We got three quotes from three builders and did not use price as the final decider on who we selected. It really came down to a gut feel. All three builders we engaged to quote were recommended by friends or friends of friends, so we already had a positive reference of the builders’ process, communication and output. We went with the builder who we felt would work best with us and our communication style.
8. Be available on site as much as possible
Sometimes your vision has not interpreted the way you think it has been or there is a breakdown in communication amongst trades. Being on site for regular meetings to go over the stages of the build can help ensure problems are addressed when they are in their infancy. You can see first hand what is being built, painted, laid and rectify any issues if they crop up before it becomes a costly exercise to fix.
TIP: "Mud maps are gold". This includes tiles, fixtures and sources of electrical placement – like switches, sockets, dimmers, etc so trades are across your plans as well as you are. A lot of people are visual and work best with visual cues and work less efficiently by being passed secondary information if you are not on site.

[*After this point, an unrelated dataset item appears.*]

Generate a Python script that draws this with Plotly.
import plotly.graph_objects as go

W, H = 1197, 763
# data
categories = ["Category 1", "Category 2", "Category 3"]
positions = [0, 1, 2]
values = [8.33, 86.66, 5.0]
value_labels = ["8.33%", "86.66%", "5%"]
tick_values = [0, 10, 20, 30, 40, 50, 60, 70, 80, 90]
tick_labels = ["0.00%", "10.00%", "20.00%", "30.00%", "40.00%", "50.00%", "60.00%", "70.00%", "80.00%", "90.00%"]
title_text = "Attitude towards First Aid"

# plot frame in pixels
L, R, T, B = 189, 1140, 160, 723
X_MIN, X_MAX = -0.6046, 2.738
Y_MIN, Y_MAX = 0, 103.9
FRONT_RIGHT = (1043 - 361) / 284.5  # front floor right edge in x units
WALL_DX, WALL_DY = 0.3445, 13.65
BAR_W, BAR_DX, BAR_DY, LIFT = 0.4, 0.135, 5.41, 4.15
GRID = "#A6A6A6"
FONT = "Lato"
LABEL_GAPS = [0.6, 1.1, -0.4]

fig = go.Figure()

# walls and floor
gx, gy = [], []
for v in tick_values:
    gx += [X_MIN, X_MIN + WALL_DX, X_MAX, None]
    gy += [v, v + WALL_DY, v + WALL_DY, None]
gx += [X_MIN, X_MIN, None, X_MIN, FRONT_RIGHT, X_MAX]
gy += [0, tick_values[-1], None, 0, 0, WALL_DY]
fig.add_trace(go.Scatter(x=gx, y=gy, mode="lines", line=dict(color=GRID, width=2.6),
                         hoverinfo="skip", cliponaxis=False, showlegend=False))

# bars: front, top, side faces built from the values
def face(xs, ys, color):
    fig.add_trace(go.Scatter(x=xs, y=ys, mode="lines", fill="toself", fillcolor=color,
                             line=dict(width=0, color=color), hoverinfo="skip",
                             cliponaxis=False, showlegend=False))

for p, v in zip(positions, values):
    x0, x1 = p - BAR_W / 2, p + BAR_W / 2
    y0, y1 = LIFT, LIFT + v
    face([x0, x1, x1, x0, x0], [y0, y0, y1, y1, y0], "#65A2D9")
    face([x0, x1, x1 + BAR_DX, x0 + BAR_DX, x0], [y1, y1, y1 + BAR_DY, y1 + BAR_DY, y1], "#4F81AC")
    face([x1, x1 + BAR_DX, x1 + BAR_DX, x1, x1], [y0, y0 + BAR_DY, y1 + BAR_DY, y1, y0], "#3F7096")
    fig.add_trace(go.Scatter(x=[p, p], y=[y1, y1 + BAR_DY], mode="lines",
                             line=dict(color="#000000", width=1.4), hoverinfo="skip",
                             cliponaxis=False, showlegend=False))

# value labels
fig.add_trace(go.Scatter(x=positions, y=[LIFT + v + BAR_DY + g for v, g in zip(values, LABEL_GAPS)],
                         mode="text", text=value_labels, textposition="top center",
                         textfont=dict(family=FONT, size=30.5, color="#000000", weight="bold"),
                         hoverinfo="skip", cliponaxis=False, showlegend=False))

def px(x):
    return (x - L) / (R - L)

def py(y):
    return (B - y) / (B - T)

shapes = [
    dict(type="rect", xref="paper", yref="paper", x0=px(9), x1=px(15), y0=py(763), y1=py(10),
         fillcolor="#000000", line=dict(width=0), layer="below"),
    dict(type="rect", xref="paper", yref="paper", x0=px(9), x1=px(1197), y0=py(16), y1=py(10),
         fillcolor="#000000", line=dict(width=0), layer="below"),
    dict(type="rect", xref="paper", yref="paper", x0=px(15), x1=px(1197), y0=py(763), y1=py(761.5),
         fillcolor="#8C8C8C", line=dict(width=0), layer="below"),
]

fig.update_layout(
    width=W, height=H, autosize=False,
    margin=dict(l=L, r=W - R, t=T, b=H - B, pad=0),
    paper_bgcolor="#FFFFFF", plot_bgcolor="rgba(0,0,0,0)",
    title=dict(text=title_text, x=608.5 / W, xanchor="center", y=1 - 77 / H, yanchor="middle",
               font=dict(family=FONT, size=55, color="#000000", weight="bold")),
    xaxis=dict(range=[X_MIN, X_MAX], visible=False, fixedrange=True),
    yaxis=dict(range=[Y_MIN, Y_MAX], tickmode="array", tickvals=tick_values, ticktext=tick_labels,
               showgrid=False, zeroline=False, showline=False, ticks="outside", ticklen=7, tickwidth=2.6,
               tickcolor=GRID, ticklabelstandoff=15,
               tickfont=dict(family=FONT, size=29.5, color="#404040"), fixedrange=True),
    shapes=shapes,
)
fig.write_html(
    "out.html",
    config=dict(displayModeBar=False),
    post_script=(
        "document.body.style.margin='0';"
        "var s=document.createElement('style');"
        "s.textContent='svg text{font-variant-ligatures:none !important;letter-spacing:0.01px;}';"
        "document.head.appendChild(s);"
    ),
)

Considering how you will turn on and off taps, light switches, etc by walking through the room is the best way to figure out where items are best located. Also factor in secondary devices that may need power in rooms when planning out your electrical requirements (e.g.: kitchen bench for cooking or phone charging).
Ensure your builder and trades have updated schedules of fixtures and fittings, including dimensions, installation guide links (if plumbing/electrical items) and estimated delivery dates and final locations.
9. Be flexible
Not everything will go to plan. Being agile if problems crop up and again trusting the professionals you hire is paramount. If something cannot be done as first planned, be open to the alternatives given, you may be surprised, a better outcome may come of it.